Brief Notes on the Theme of the Ethical Life
Our ethical life should be based on self-fulfilment through universality rather than a sense of duty to anti-human identity groups or individualisms.
Self-fulfilment can be a passion in itself, so why not a society-forming (and maintaining) passion.
Once self-fulfilment has been anchored in the universal object that is humanity, it absorbs duty. The collision between passion and duty thereby disappears in the passionate self-fulfilment obtained through universality.
Good resides in what is known – which tells us that both discovery and preservation are positive concepts.
Because of this, heroic conflict arises: 1) between that which strives to know and that which tries to impede discoveries; or 2) between that which wants to keep and maintain our knowledge of things and that which tries to erase collective memories.
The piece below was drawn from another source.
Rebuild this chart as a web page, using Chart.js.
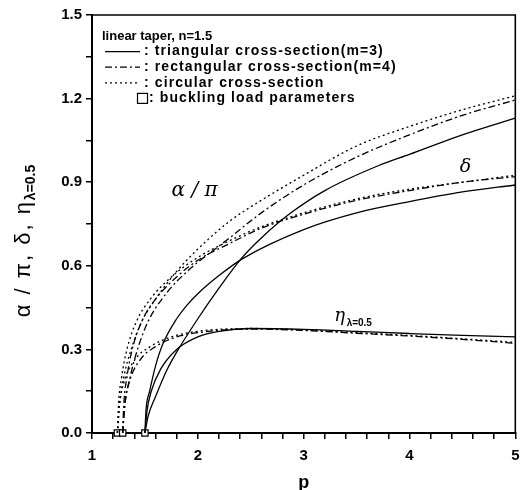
<!DOCTYPE html>
<html>
<head>
<meta charset="utf-8">
<script src="https://cdn.jsdelivr.net/npm/chart.js@4"></script>
<style>
  html, body { margin: 0; padding: 0; background: #fff; }
  #wrap { width: 521px; height: 490px; }
</style>
</head>
<body>
<div id="wrap"><canvas id="grafico" width="521" height="490"></canvas></div>
<script>
// ---- data ----
const xTicks = [1, 2, 3, 4, 5];
const yTicks = ['0.0', '0.3', '0.6', '0.9', '1.2', '1.5'];

// triangular cross-section (m=3), solid
const pTriAlpha = [1.5, 1.53, 1.6, 1.7, 1.8, 2.0, 2.2, 2.42, 2.6, 2.88, 3.2, 3.71, 4.0, 4.5, 5.0];
const triAlpha  = [0.0, 0.06, 0.13, 0.22, 0.29, 0.41, 0.52, 0.63, 0.70, 0.79, 0.87, 0.96, 1.0, 1.07, 1.13];
const pTriDelta = [1.5, 1.51, 1.545, 1.6, 1.67, 1.8, 1.9, 2.0, 2.2, 2.42, 3.0, 3.5, 4.0, 4.5, 5.0];
const triDelta  = [0.0, 0.08, 0.15, 0.24, 0.32, 0.41, 0.46, 0.50, 0.565, 0.625, 0.73, 0.79, 0.83, 0.865, 0.89];
const pTriEta   = [1.5, 1.52, 1.56, 1.65, 1.8, 2.0, 2.2, 2.5, 3.0, 3.5, 4.0, 4.5, 5.0];
const triEta    = [0.0, 0.08, 0.15, 0.23, 0.30, 0.345, 0.365, 0.375, 0.372, 0.365, 0.357, 0.35, 0.345];

// rectangular cross-section (m=4), dash-dot
const pRectAlpha = [1.29, 1.31, 1.36, 1.43, 1.53, 1.7, 1.9, 2.3, 2.6, 3.0, 3.5, 4.0, 4.5, 5.0];
const rectAlpha  = [0.0, 0.1, 0.2, 0.3, 0.4, 0.5, 0.58, 0.70, 0.79, 0.89, 0.99, 1.07, 1.14, 1.195];
const pRectDelta = [1.29, 1.30, 1.33, 1.38, 1.47, 1.6, 1.8, 2.0, 2.3, 2.6, 3.0, 3.5, 4.0, 4.5, 5.0];
const rectDelta  = [0.0, 0.1, 0.2, 0.3, 0.4, 0.48, 0.56, 0.62, 0.68, 0.735, 0.785, 0.835, 0.87, 0.90, 0.92];
const pRectEta   = [1.29, 1.31, 1.35, 1.45, 1.6, 1.8, 2.0, 2.5, 3.0, 3.5, 4.0, 4.5, 5.0];
const rectEta    = [0.0, 0.1, 0.18, 0.26, 0.31, 0.345, 0.36, 0.373, 0.368, 0.358, 0.348, 0.336, 0.322];

// circular cross-section, dotted
const pCircAlpha = [1.24, 1.26, 1.3, 1.37, 1.47, 1.6, 1.8, 2.0, 2.3, 2.6, 3.0, 3.5, 4.0, 4.5, 5.0];
const circAlpha  = [0.0, 0.1, 0.2, 0.3, 0.4, 0.48, 0.58, 0.66, 0.76, 0.835, 0.925, 1.03, 1.10, 1.16, 1.21];
const pCircDelta = [1.24, 1.25, 1.28, 1.33, 1.42, 1.55, 1.75, 2.0, 2.3, 2.6, 3.0, 3.5, 4.0, 4.5, 5.0];
const circDelta  = [0.0, 0.1, 0.2, 0.3, 0.4, 0.48, 0.56, 0.63, 0.69, 0.74, 0.79, 0.84, 0.875, 0.90, 0.925];
const pCircEta   = [1.24, 1.26, 1.3, 1.4, 1.55, 1.75, 2.0, 2.5, 3.0, 3.5, 4.0, 4.5, 5.0];
const circEta    = [0.0, 0.1, 0.18, 0.26, 0.31, 0.345, 0.365, 0.375, 0.37, 0.36, 0.35, 0.338, 0.325];

// buckling load parameters (squares on the axis)
const pBuckling = [1.24, 1.29, 1.5];
const vBuckling = [0, 0, 0];

function pares(xs, ys) {
  return xs.map((x, i) => ({ x: x, y: ys[i] }));
}

const tracoSolido = [];
const tracoPontoTraco = [7, 3, 2, 3];
const tracoPontilhado = [2, 3];

function curva(xs, ys, dash) {
  return {
    data: pares(xs, ys),
    showLine: true,
    borderColor: '#000',
    borderWidth: 1.3,
    borderDash: dash,
    pointRadius: 0,
    fill: false,
    cubicInterpolationMode: 'monotone'
  };
}

const datasets = [
  curva(pTriAlpha, triAlpha, tracoSolido),
  curva(pTriDelta, triDelta, tracoSolido),
  curva(pTriEta, triEta, tracoSolido),
  curva(pRectAlpha, rectAlpha, tracoPontoTraco),
  curva(pRectDelta, rectDelta, tracoPontoTraco),
  curva(pRectEta, rectEta, tracoPontoTraco),
  curva(pCircAlpha, circAlpha, tracoPontilhado),
  curva(pCircDelta, circDelta, tracoPontilhado),
  curva(pCircEta, circEta, tracoPontilhado),
  {
    data: pares(pBuckling, vBuckling),
    showLine: false,
    pointStyle: 'rect',
    pointRadius: 4.5,
    borderColor: '#000',
    backgroundColor: '#fff',
    borderWidth: 1.2,
    clip: false
  }
];

const FONTE = 'Liberation Sans, Arial, sans-serif';

const moldura = {
  id: 'moldura',
  afterDatasetsDraw(chart) {
    const { ctx, chartArea: a, scales } = chart;
    const x = scales.x, y = scales.y;
    ctx.save();
    // frame top & right
    ctx.strokeStyle = '#000';
    ctx.lineWidth = 1.6;
    ctx.beginPath();
    ctx.moveTo(a.left, a.top);
    ctx.lineTo(a.right, a.top);
    ctx.lineTo(a.right, a.bottom);
    ctx.stroke();

    // legend block
    const lx = a.left + 10;
    let ly = a.top + 21;
    const passo = 15.6;
    ctx.fillStyle = '#000';
    ctx.font = 'bold 13px ' + FONTE;
    ctx.textBaseline = 'middle';
    ctx.textAlign = 'left';
    ctx.fillText('linear taper, n=1.5', lx, ly);
    ctx.font = 'bold 14px ' + FONTE;
    ctx.letterSpacing = '1.1px';
    const itens = [
      [tracoSolido, ': triangular cross-section(m=3)'],
      [tracoPontoTraco, ': rectangular cross-section(m=4)'],
      [tracoPontilhado, ': circular cross-section']
    ];
    itens.forEach(item => {
      ly += passo;
      ctx.setLineDash(item[0]);
      ctx.lineWidth = 1.3;
      ctx.beginPath();
      ctx.moveTo(lx + 3, ly);
      ctx.lineTo(lx + 38, ly);
      ctx.stroke();
      ctx.setLineDash([]);
      ctx.fillText(item[1], lx + 42, ly);
    });
    ly += passo;
    ctx.lineWidth = 1.2;
    ctx.strokeRect(lx + 35.5, ly - 5, 10, 10);
    ctx.fillText(': buckling load parameters', lx + 47, ly);
    ctx.letterSpacing = '0px';

    // curve labels
    ctx.font = 'italic 20px DejaVu Serif, serif';
    ctx.textAlign = 'center';
    ctx.fillText('\u03b1 / \u03c0', x.getPixelForValue(1.97), y.getPixelForValue(0.87));
    ctx.font = 'italic 19px DejaVu Serif, serif';
    ctx.fillText('\u03b4', x.getPixelForValue(4.53), y.getPixelForValue(0.955));
    const ex = x.getPixelForValue(3.34), ey = y.getPixelForValue(0.42);
    ctx.font = 'italic 18px DejaVu Serif, serif';
    ctx.fillText('\u03b7', ex, ey);
    ctx.font = 'bold 10px ' + FONTE;
    ctx.textAlign = 'left';
    ctx.fillText('\u03bb=0.5', ex + 7, ey + 7);

    // y axis title, rotated, with subscript
    ctx.translate(24, 241);
    ctx.rotate(-Math.PI / 2);
    const principal = '\u03b1 / \u03c0, \u03b4, \u03b7';
    const sub = '\u03bb=0.5';
    ctx.letterSpacing = '2px';
    ctx.font = '22px ' + FONTE;
    const w1 = ctx.measureText(principal).width;
    ctx.letterSpacing = '0px';
    ctx.font = 'bold 14px ' + FONTE;
    const w2 = ctx.measureText(sub).width;
    const inicio = -(w1 + w2) / 2;
    ctx.letterSpacing = '2px';
    ctx.font = '22px ' + FONTE;
    ctx.fillText(principal, inicio, 0);
    ctx.letterSpacing = '0px';
    ctx.font = 'bold 14px ' + FONTE;
    ctx.fillText(sub, inicio + w1, 7);
    ctx.restore();
  }
};

const ctx = document.getElementById('grafico').getContext('2d');
const grafico = new Chart(ctx, {
  type: 'scatter',
  data: { datasets: datasets },
  plugins: [moldura],
  options: {
    responsive: false,
    animation: false,
    layout: { padding: { top: 15, right: 4, left: 0, bottom: 0 } },
    plugins: { legend: { display: false }, tooltip: { enabled: false } },
    scales: {
      x: {
        type: 'linear',
        min: 1,
        max: 5,
        afterFit(scale) {
          scale.height = 57;
          scale.paddingLeft = 0;
          scale.paddingRight = 0;
        },
        border: { color: '#000', width: 2 },
        grid: { drawOnChartArea: false, color: '#000', tickLength: 6, lineWidth: 1.5 },
        ticks: {
          stepSize: 0.2,
          autoSkip: false,
          maxRotation: 0,
          padding: 8,
          color: '#000',
          font: { family: FONTE, size: 15, weight: 'bold' },
          callback(v) {
            const r = Math.round(v);
            return Math.abs(v - r) < 1e-6 && xTicks.includes(r) ? String(r) : '';
          }
        },
        title: {
          display: true,
          text: 'p',
          color: '#000',
          padding: { top: 4, bottom: -4 },
          font: { family: FONTE, size: 18, weight: 'bold' }
        }
      },
      y: {
        min: 0,
        max: 1.5,
        afterFit(scale) {
          scale.width = 92;
          scale.paddingTop = 0;
          scale.paddingBottom = 0;
        },
        border: { color: '#000', width: 2 },
        grid: { drawOnChartArea: false, color: '#000', tickLength: 6, lineWidth: 1.5 },
        ticks: {
          stepSize: 0.15,
          autoSkip: false,
          padding: 4,
          color: '#000',
          font: { family: FONTE, size: 15, weight: 'bold' },
          callback(v) {
            const k = Math.round(v / 0.3);
            return Math.abs(v - k * 0.3) < 1e-6 ? yTicks[k] : '';
          }
        }
      }
    }
  }
});
</script>
</body>
</html>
Heroic conflict also arises between the creative and the forces stifling creativity. Creativity is a way of uncovering the knowledge of all possibilities and art and technology are ways of putting such knowledge into effect or giving the formless form.
Through art, consciousness sets up and establishes something from out of itself and can transform a particular moment or thing into an essential reality.
The idea of self-fulfilment in the universal assumes the ethical right of the dual form – i.e., the binary form of the individual and the universal (Humanity) … take da Vinci’s Vitruvian man as a symbol of this.